- Nickname: Thunder
- Born: October 14, 1980 (age 45) Ann Arbor, Michigan, U.S.

World Series of Poker
- Bracelet: 1
- Money finishes: 5
- Highest WSOP Main Event finish: 61st, 2008

World Poker Tour
- Money finishes: 2

= Thomas Keller (card game player) =

American poker player (born 1980)

Thomas Keller (born October 14, 1980, in Ann Arbor, Michigan) is an American professional poker player, residing in Scottsdale, Arizona and Las Vegas, Nevada. He is the brother of Shawn "Lightning" Keller.

Keller graduated from Stanford University with a degree in economics in 2002. He began playing poker while at Stanford, having been influenced by the movie Rounders. Like David Williams and Noah Boeken, Keller credits his experience of playing Magic: The Gathering as a helpful factor in his poker career.

In Phoenix, his jump from playing low limits to the biggest high-stakes games happened quickly. One local story is that Keller won so many $100 chips at Casino Arizona that the casino ran out, forcing high limit players to buy chips from him, which he sold from the trunk of his car.
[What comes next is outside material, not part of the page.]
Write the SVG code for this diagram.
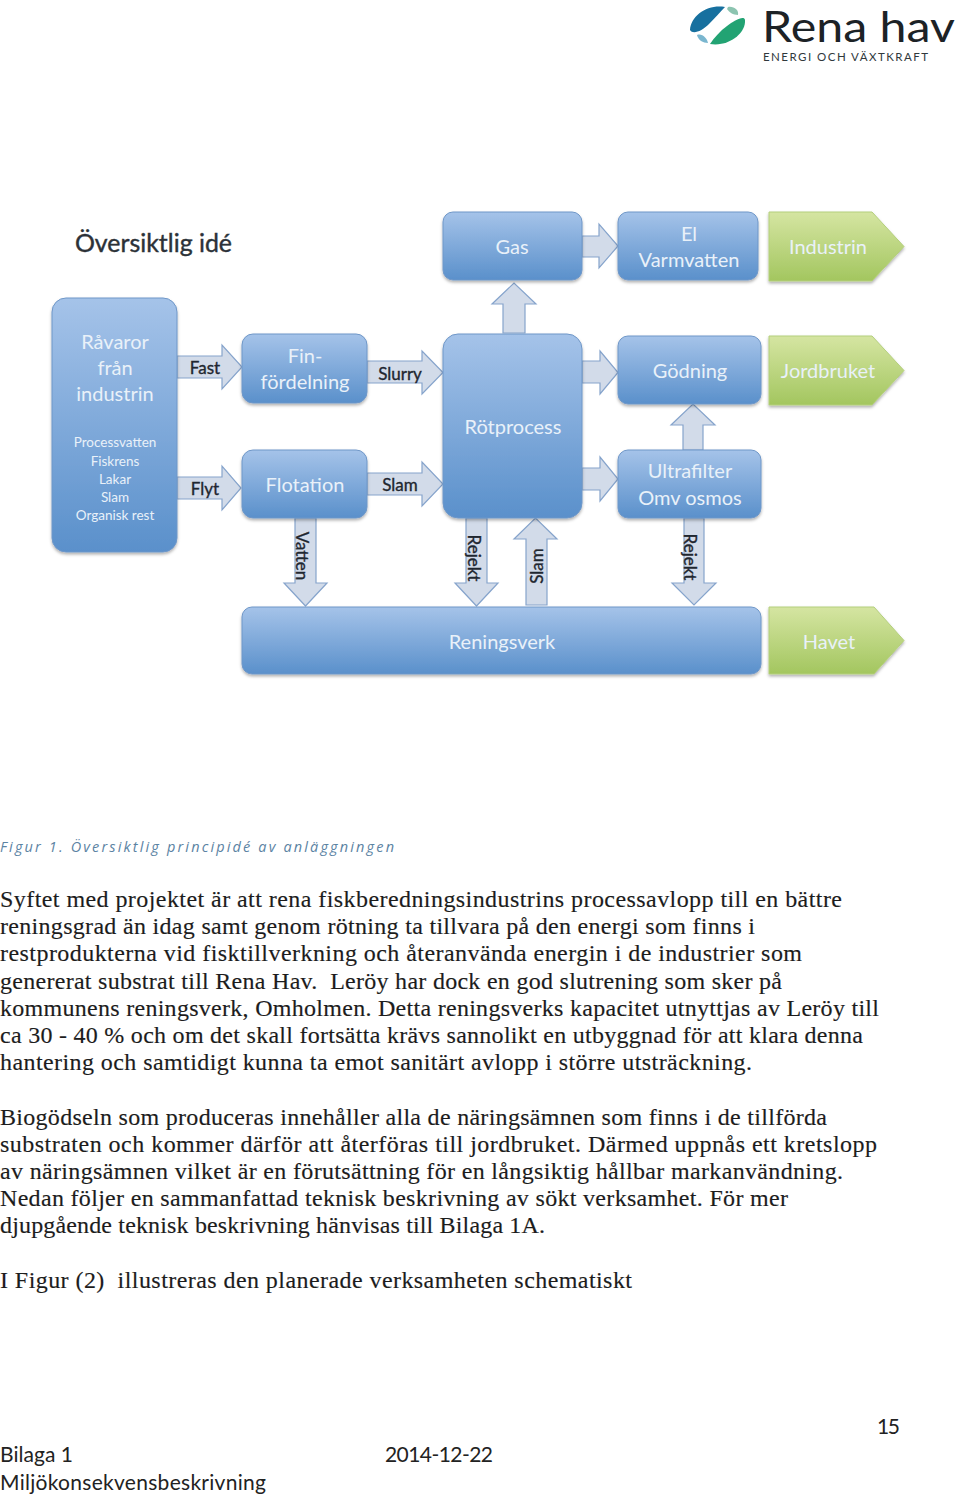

Keller has said the story is absurd, but the fact it persists attests to how well Keller did in high limit games during the era.

In December 2003, Keller won the $281,525 first prize in the $2,500 no limit hold'em event of the Five Diamond World Poker Classic, defeating Allen Cunningham in the final heads-up confrontation.

He went on to defeat Martin de Knijff to win a World Series of Poker bracelet in 2004 in the $5,000 no limit hold'em event.

Keller also appeared on the World Poker Tour (WPT) Young Guns of Poker invitational, where he finished 4th. He is also a part of Robert Williamson III's Team America in the Poker Nations Cup.

Keller has been a primary columnist for Card Player since 2004.

He married his wife Andra on April 24, 2004. Andra gave birth to their first child, Kaylee Keller, in September 2006. They had their second child, Alexander, in late February 2009.

Keller lost over 200 pounds after having gastric bypass surgery.

Keller cashed twice at the 2008 World Series of Poker including finishing in 61st place out of 6,844 entries in the $10,000 buy-in Main Event, earning $115,800.

As of 2017, his total live tournament winnings exceed $1,400,000. His 5 cashes as the WSOP account for $789,127 of those winnings.